### GOAL OF THE EXERCISE
The data must be returned in full and exactly as given.

### GIVEN MATERIAL
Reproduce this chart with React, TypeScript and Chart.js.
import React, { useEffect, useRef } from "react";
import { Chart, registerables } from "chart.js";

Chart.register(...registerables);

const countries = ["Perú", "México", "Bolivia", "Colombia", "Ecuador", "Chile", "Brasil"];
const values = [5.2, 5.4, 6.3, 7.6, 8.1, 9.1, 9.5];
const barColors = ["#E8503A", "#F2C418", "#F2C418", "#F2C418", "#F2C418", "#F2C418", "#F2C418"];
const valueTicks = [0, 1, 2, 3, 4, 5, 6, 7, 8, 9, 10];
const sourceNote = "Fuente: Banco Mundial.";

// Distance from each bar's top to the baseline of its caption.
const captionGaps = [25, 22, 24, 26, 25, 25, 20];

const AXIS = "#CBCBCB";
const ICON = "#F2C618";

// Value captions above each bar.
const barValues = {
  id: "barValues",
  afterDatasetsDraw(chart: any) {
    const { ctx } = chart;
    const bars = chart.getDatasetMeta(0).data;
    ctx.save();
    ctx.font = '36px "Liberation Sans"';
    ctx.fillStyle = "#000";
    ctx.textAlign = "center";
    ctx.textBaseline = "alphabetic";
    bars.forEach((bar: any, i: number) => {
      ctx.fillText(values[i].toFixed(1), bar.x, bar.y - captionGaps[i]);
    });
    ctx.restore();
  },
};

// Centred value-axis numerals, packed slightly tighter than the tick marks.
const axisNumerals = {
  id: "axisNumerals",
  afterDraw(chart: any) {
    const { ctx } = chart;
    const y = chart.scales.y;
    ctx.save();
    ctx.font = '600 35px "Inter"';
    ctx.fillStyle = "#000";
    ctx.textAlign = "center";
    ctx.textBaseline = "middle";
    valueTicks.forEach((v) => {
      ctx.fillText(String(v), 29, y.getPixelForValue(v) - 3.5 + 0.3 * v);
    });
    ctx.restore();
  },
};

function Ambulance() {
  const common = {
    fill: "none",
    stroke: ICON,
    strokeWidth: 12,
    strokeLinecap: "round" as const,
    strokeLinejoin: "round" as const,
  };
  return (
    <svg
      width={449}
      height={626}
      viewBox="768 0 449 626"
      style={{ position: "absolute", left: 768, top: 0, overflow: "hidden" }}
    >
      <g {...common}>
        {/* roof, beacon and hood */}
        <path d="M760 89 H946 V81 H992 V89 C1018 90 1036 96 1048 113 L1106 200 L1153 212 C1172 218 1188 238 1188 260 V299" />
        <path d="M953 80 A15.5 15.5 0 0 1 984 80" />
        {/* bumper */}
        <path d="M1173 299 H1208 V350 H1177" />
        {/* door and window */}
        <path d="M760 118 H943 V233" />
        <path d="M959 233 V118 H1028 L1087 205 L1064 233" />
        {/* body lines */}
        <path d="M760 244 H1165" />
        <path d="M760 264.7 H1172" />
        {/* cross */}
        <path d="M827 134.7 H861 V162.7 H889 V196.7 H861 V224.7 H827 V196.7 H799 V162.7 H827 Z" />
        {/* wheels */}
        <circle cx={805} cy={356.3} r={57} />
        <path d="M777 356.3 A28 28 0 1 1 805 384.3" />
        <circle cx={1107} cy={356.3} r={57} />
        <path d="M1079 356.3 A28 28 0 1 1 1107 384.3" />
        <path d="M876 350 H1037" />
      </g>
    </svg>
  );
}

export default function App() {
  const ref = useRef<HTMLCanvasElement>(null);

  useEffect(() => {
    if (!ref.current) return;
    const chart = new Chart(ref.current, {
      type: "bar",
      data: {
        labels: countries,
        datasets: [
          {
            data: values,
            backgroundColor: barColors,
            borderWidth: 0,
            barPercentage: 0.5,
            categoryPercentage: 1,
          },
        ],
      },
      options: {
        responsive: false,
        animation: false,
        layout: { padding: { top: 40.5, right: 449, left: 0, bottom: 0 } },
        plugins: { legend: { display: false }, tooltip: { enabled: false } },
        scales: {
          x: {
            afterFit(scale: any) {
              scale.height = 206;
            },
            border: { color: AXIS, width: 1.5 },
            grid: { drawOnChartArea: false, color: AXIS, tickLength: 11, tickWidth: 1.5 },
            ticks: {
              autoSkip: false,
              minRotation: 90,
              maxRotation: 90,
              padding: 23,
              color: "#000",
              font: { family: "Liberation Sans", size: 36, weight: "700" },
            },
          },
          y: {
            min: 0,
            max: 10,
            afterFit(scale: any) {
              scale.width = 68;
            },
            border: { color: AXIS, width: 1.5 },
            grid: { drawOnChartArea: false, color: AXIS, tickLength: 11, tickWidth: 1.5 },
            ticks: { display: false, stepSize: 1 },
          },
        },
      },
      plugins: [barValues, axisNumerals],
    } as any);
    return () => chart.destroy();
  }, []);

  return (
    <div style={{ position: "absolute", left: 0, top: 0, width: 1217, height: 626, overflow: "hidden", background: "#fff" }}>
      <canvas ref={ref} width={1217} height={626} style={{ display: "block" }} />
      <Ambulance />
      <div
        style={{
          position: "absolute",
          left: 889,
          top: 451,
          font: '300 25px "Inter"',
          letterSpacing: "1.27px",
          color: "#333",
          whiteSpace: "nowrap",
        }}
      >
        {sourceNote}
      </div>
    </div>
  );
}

### ANSWER FOR THIS EXERCISE
Reproduce this chart with React, TypeScript and Chart.js.
import React, { useEffect, useRef } from "react";
import { Chart, registerables } from "chart.js";

Chart.register(...registerables);

const countries = ["Perú", "México", "Bolivia", "Colombia", "Ecuador", "Chile", "Brasil"];
const values = [5.2, 5.4, 6.3, 7.6, 8.1, 9.1, 9.5];
const barColors = ["#E8503A", "#F2C418", "#F2C418", "#F2C418", "#F2C418", "#F2C418", "#F2C418"];
const valueTicks = [0, 1, 2, 3, 4, 5, 6, 7, 8, 9, 10];
const sourceNote = "Fuente: Banco Mundial.";

// Distance from each bar's top to the baseline of its caption.
const captionGaps = [25, 22, 24, 26, 25, 25, 20];

const AXIS = "#CBCBCB";
const ICON = "#F2C618";

// Value captions above each bar.
const barValues = {
  id: "barValues",
  afterDatasetsDraw(chart: any) {
    const { ctx } = chart;
    const bars = chart.getDatasetMeta(0).data;
    ctx.save();
    ctx.font = '36px "Liberation Sans"';
    ctx.fillStyle = "#000";
    ctx.textAlign = "center";
    ctx.textBaseline = "alphabetic";
    bars.forEach((bar: any, i: number) => {
      ctx.fillText(values[i].toFixed(1), bar.x, bar.y - captionGaps[i]);
    });
    ctx.restore();
  },
};

// Centred value-axis numerals, packed slightly tighter than the tick marks.
const axisNumerals = {
  id: "axisNumerals",
  afterDraw(chart: any) {
    const { ctx } = chart;
    const y = chart.scales.y;
    ctx.save();
    ctx.font = '600 35px "Inter"';
    ctx.fillStyle = "#000";
    ctx.textAlign = "center";
    ctx.textBaseline = "middle";
    valueTicks.forEach((v) => {
      ctx.fillText(String(v), 29, y.getPixelForValue(v) - 3.5 + 0.3 * v);
    });
    ctx.restore();
  },
};

function Ambulance() {
  const common = {
    fill: "none",
    stroke: ICON,
    strokeWidth: 12,
    strokeLinecap: "round" as const,
    strokeLinejoin: "round" as const,
  };
  return (
    <svg
      width={449}
      height={626}
      viewBox="768 0 449 626"
      style={{ position: "absolute", left: 768, top: 0, overflow: "hidden" }}
    >
      <g {...common}>
        {/* roof, beacon and hood */}
        <path d="M760 89 H946 V81 H992 V89 C1018 90 1036 96 1048 113 L1106 200 L1153 212 C1172 218 1188 238 1188 260 V299" />
        <path d="M953 80 A15.5 15.5 0 0 1 984 80" />
        {/* bumper */}
        <path d="M1173 299 H1208 V350 H1177" />
        {/* door and window */}
        <path d="M760 118 H943 V233" />
        <path d="M959 233 V118 H1028 L1087 205 L1064 233" />
        {/* body lines */}
        <path d="M760 244 H1165" />
        <path d="M760 264.7 H1172" />
        {/* cross */}
        <path d="M827 134.7 H861 V162.7 H889 V196.7 H861 V224.7 H827 V196.7 H799 V162.7 H827 Z" />
        {/* wheels */}
        <circle cx={805} cy={356.3} r={57} />
        <path d="M777 356.3 A28 28 0 1 1 805 384.3" />
        <circle cx={1107} cy={356.3} r={57} />
        <path d="M1079 356.3 A28 28 0 1 1 1107 384.3" />
        <path d="M876 350 H1037" />
      </g>
    </svg>
  );
}

export default function App() {
  const ref = useRef<HTMLCanvasElement>(null);

  useEffect(() => {
    if (!ref.current) return;
    const chart = new Chart(ref.current, {
      type: "bar",
      data: {
        labels: countries,
        datasets: [
          {
            data: values,
            backgroundColor: barColors,
            borderWidth: 0,
            barPercentage: 0.5,
            categoryPercentage: 1,
          },
        ],
      },
      options: {
        responsive: false,
        animation: false,
        layout: { padding: { top: 40.5, right: 449, left: 0, bottom: 0 } },
        plugins: { legend: { display: false }, tooltip: { enabled: false } },
        scales: {
          x: {
            afterFit(scale: any) {
              scale.height = 206;
            },
            border: { color: AXIS, width: 1.5 },
            grid: { drawOnChartArea: false, color: AXIS, tickLength: 11, tickWidth: 1.5 },
            ticks: {
              autoSkip: false,
              minRotation: 90,
              maxRotation: 90,
              padding: 23,
              color: "#000",
              font: { family: "Liberation Sans", size: 36, weight: "700" },
            },
          },
          y: {
            min: 0,
            max: 10,
            afterFit(scale: any) {
              scale.width = 68;
            },
            border: { color: AXIS, width: 1.5 },
            grid: { drawOnChartArea: false, color: AXIS, tickLength: 11, tickWidth: 1.5 },
            ticks: { display: false, stepSize: 1 },
          },
        },
      },
      plugins: [barValues, axisNumerals],
    } as any);
    return () => chart.destroy();
  }, []);

  return (
    <div style={{ position: "absolute", left: 0, top: 0, width: 1217, height: 626, overflow: "hidden", background: "#fff" }}>
      <canvas ref={ref} width={1217} height={626} style={{ display: "block" }} />
      <Ambulance />
      <div
        style={{
          position: "absolute",
          left: 889,
          top: 451,
          font: '300 25px "Inter"',
          letterSpacing: "1.27px",
          color: "#333",
          whiteSpace: "nowrap",
        }}
      >
        {sourceNote}
      </div>
    </div>
  );
}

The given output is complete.